> **Written problem**: Repeat the listing that follows, character for character, minus the pictures.

#####

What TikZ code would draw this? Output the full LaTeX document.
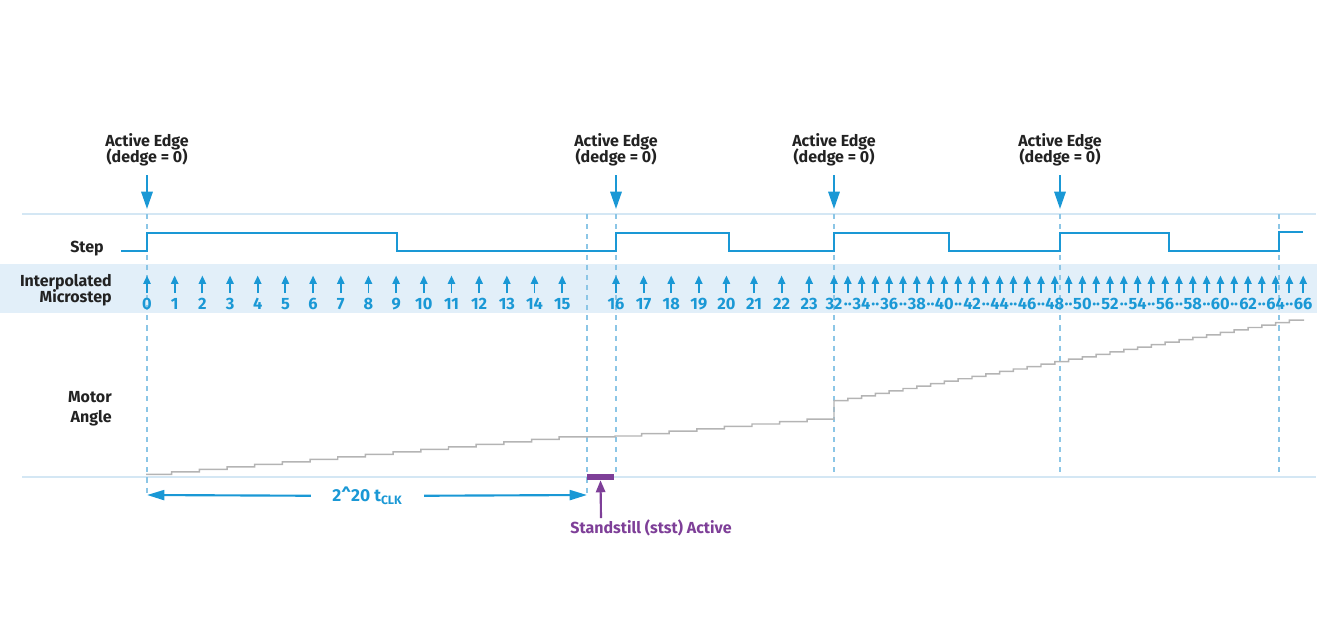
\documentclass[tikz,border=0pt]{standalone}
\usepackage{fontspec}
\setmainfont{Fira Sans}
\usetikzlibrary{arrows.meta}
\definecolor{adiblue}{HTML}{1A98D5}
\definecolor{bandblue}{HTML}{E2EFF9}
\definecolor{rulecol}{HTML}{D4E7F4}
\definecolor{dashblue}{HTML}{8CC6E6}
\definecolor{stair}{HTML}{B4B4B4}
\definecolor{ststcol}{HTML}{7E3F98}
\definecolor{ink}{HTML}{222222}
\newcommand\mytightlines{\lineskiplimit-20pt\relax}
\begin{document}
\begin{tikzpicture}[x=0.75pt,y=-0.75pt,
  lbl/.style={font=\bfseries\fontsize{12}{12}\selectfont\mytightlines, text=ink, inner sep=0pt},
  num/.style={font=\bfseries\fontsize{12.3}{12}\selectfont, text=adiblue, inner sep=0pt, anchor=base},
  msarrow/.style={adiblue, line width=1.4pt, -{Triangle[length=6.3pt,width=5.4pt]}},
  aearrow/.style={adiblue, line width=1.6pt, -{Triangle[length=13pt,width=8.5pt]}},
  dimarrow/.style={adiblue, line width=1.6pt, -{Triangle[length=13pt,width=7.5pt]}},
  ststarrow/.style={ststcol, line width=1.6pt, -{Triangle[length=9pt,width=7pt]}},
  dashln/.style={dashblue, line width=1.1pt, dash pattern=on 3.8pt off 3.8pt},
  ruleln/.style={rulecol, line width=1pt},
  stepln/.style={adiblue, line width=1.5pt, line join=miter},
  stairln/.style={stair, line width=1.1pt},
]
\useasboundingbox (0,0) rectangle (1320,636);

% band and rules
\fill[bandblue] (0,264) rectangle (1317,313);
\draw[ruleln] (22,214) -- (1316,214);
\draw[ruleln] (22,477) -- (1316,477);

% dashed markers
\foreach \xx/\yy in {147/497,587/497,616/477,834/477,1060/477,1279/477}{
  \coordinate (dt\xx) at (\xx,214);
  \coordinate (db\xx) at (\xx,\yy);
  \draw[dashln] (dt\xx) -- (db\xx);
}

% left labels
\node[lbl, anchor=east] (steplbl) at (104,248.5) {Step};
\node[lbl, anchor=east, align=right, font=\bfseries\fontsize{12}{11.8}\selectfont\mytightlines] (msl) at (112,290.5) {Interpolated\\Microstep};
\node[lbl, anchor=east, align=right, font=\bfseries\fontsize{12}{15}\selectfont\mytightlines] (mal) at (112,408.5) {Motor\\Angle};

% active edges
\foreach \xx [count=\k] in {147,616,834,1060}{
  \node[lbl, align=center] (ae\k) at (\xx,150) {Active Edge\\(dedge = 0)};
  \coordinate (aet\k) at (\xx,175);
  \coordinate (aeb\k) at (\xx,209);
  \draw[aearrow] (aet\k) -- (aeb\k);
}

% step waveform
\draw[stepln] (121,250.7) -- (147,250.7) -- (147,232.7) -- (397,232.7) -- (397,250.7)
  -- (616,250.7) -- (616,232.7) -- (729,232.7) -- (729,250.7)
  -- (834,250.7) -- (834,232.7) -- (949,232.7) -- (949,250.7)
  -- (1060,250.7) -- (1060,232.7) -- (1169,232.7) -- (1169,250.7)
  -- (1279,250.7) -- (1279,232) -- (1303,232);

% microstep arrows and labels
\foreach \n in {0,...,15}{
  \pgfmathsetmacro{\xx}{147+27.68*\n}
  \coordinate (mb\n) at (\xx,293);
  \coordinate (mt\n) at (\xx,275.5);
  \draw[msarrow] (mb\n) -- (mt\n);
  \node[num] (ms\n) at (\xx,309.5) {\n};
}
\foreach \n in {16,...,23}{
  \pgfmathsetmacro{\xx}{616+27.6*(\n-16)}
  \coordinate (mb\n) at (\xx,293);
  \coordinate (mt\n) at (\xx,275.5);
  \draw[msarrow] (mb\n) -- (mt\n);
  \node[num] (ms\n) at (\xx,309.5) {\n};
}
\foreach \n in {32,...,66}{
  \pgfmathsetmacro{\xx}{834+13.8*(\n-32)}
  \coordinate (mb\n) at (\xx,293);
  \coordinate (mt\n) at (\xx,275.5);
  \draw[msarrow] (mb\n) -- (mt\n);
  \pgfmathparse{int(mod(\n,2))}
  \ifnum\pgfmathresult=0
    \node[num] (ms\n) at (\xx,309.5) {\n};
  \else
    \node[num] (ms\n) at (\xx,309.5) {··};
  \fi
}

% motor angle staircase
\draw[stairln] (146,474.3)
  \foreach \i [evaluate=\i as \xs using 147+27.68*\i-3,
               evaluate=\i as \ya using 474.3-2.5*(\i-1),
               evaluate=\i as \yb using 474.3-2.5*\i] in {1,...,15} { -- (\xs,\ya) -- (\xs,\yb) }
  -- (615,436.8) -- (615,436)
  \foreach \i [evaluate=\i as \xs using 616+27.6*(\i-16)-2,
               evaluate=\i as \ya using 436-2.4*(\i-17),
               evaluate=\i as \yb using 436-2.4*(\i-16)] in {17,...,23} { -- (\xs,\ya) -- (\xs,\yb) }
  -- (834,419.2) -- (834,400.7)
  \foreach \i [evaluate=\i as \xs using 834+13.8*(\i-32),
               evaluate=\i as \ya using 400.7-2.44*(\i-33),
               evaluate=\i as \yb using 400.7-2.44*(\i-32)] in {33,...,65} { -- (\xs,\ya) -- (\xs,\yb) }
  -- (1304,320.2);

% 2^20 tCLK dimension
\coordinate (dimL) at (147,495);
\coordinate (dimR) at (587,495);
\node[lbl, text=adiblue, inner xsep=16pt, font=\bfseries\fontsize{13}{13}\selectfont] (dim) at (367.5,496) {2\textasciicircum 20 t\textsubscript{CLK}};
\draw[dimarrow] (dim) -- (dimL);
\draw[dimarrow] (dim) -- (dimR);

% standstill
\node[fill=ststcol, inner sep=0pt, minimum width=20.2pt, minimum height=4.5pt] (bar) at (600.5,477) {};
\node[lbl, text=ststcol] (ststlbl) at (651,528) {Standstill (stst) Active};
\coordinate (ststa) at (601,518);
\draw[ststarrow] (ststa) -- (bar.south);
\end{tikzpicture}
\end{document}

#####

> **Task response**:
What TikZ code would draw this? Output the full LaTeX document.
\documentclass[tikz,border=0pt]{standalone}
\usepackage{fontspec}
\setmainfont{Fira Sans}
\usetikzlibrary{arrows.meta}
\definecolor{adiblue}{HTML}{1A98D5}
\definecolor{bandblue}{HTML}{E2EFF9}
\definecolor{rulecol}{HTML}{D4E7F4}
\definecolor{dashblue}{HTML}{8CC6E6}
\definecolor{stair}{HTML}{B4B4B4}
\definecolor{ststcol}{HTML}{7E3F98}
\definecolor{ink}{HTML}{222222}
\newcommand\mytightlines{\lineskiplimit-20pt\relax}
\begin{document}
\begin{tikzpicture}[x=0.75pt,y=-0.75pt,
  lbl/.style={font=\bfseries\fontsize{12}{12}\selectfont\mytightlines, text=ink, inner sep=0pt},
  num/.style={font=\bfseries\fontsize{12.3}{12}\selectfont, text=adiblue, inner sep=0pt, anchor=base},
  msarrow/.style={adiblue, line width=1.4pt, -{Triangle[length=6.3pt,width=5.4pt]}},
  aearrow/.style={adiblue, line width=1.6pt, -{Triangle[length=13pt,width=8.5pt]}},
  dimarrow/.style={adiblue, line width=1.6pt, -{Triangle[length=13pt,width=7.5pt]}},
  ststarrow/.style={ststcol, line width=1.6pt, -{Triangle[length=9pt,width=7pt]}},
  dashln/.style={dashblue, line width=1.1pt, dash pattern=on 3.8pt off 3.8pt},
  ruleln/.style={rulecol, line width=1pt},
  stepln/.style={adiblue, line width=1.5pt, line join=miter},
  stairln/.style={stair, line width=1.1pt},
]
\useasboundingbox (0,0) rectangle (1320,636);

% band and rules
\fill[bandblue] (0,264) rectangle (1317,313);
\draw[ruleln] (22,214) -- (1316,214);
\draw[ruleln] (22,477) -- (1316,477);

% dashed markers
\foreach \xx/\yy in {147/497,587/497,616/477,834/477,1060/477,1279/477}{
  \coordinate (dt\xx) at (\xx,214);
  \coordinate (db\xx) at (\xx,\yy);
  \draw[dashln] (dt\xx) -- (db\xx);
}

% left labels
\node[lbl, anchor=east] (steplbl) at (104,248.5) {Step};
\node[lbl, anchor=east, align=right, font=\bfseries\fontsize{12}{11.8}\selectfont\mytightlines] (msl) at (112,290.5) {Interpolated\\Microstep};
\node[lbl, anchor=east, align=right, font=\bfseries\fontsize{12}{15}\selectfont\mytightlines] (mal) at (112,408.5) {Motor\\Angle};

% active edges
\foreach \xx [count=\k] in {147,616,834,1060}{
  \node[lbl, align=center] (ae\k) at (\xx,150) {Active Edge\\(dedge = 0)};
  \coordinate (aet\k) at (\xx,175);
  \coordinate (aeb\k) at (\xx,209);
  \draw[aearrow] (aet\k) -- (aeb\k);
}

% step waveform
\draw[stepln] (121,250.7) -- (147,250.7) -- (147,232.7) -- (397,232.7) -- (397,250.7)
  -- (616,250.7) -- (616,232.7) -- (729,232.7) -- (729,250.7)
  -- (834,250.7) -- (834,232.7) -- (949,232.7) -- (949,250.7)
  -- (1060,250.7) -- (1060,232.7) -- (1169,232.7) -- (1169,250.7)
  -- (1279,250.7) -- (1279,232) -- (1303,232);

% microstep arrows and labels
\foreach \n in {0,...,15}{
  \pgfmathsetmacro{\xx}{147+27.68*\n}
  \coordinate (mb\n) at (\xx,293);
  \coordinate (mt\n) at (\xx,275.5);
  \draw[msarrow] (mb\n) -- (mt\n);
  \node[num] (ms\n) at (\xx,309.5) {\n};
}
\foreach \n in {16,...,23}{
  \pgfmathsetmacro{\xx}{616+27.6*(\n-16)}
  \coordinate (mb\n) at (\xx,293);
  \coordinate (mt\n) at (\xx,275.5);
  \draw[msarrow] (mb\n) -- (mt\n);
  \node[num] (ms\n) at (\xx,309.5) {\n};
}
\foreach \n in {32,...,66}{
  \pgfmathsetmacro{\xx}{834+13.8*(\n-32)}
  \coordinate (mb\n) at (\xx,293);
  \coordinate (mt\n) at (\xx,275.5);
  \draw[msarrow] (mb\n) -- (mt\n);
  \pgfmathparse{int(mod(\n,2))}
  \ifnum\pgfmathresult=0
    \node[num] (ms\n) at (\xx,309.5) {\n};
  \else
    \node[num] (ms\n) at (\xx,309.5) {··};
  \fi
}

% motor angle staircase
\draw[stairln] (146,474.3)
  \foreach \i [evaluate=\i as \xs using 147+27.68*\i-3,
               evaluate=\i as \ya using 474.3-2.5*(\i-1),
               evaluate=\i as \yb using 474.3-2.5*\i] in {1,...,15} { -- (\xs,\ya) -- (\xs,\yb) }
  -- (615,436.8) -- (615,436)
  \foreach \i [evaluate=\i as \xs using 616+27.6*(\i-16)-2,
               evaluate=\i as \ya using 436-2.4*(\i-17),
               evaluate=\i as \yb using 436-2.4*(\i-16)] in {17,...,23} { -- (\xs,\ya) -- (\xs,\yb) }
  -- (834,419.2) -- (834,400.7)
  \foreach \i [evaluate=\i as \xs using 834+13.8*(\i-32),
               evaluate=\i as \ya using 400.7-2.44*(\i-33),
               evaluate=\i as \yb using 400.7-2.44*(\i-32)] in {33,...,65} { -- (\xs,\ya) -- (\xs,\yb) }
  -- (1304,320.2);

% 2^20 tCLK dimension
\coordinate (dimL) at (147,495);
\coordinate (dimR) at (587,495);
\node[lbl, text=adiblue, inner xsep=16pt, font=\bfseries\fontsize{13}{13}\selectfont] (dim) at (367.5,496) {2\textasciicircum 20 t\textsubscript{CLK}};
\draw[dimarrow] (dim) -- (dimL);
\draw[dimarrow] (dim) -- (dimR);

% standstill
\node[fill=ststcol, inner sep=0pt, minimum width=20.2pt, minimum height=4.5pt] (bar) at (600.5,477) {};
\node[lbl, text=ststcol] (ststlbl) at (651,528) {Standstill (stst) Active};
\coordinate (ststa) at (601,518);
\draw[ststarrow] (ststa) -- (bar.south);
\end{tikzpicture}
\end{document}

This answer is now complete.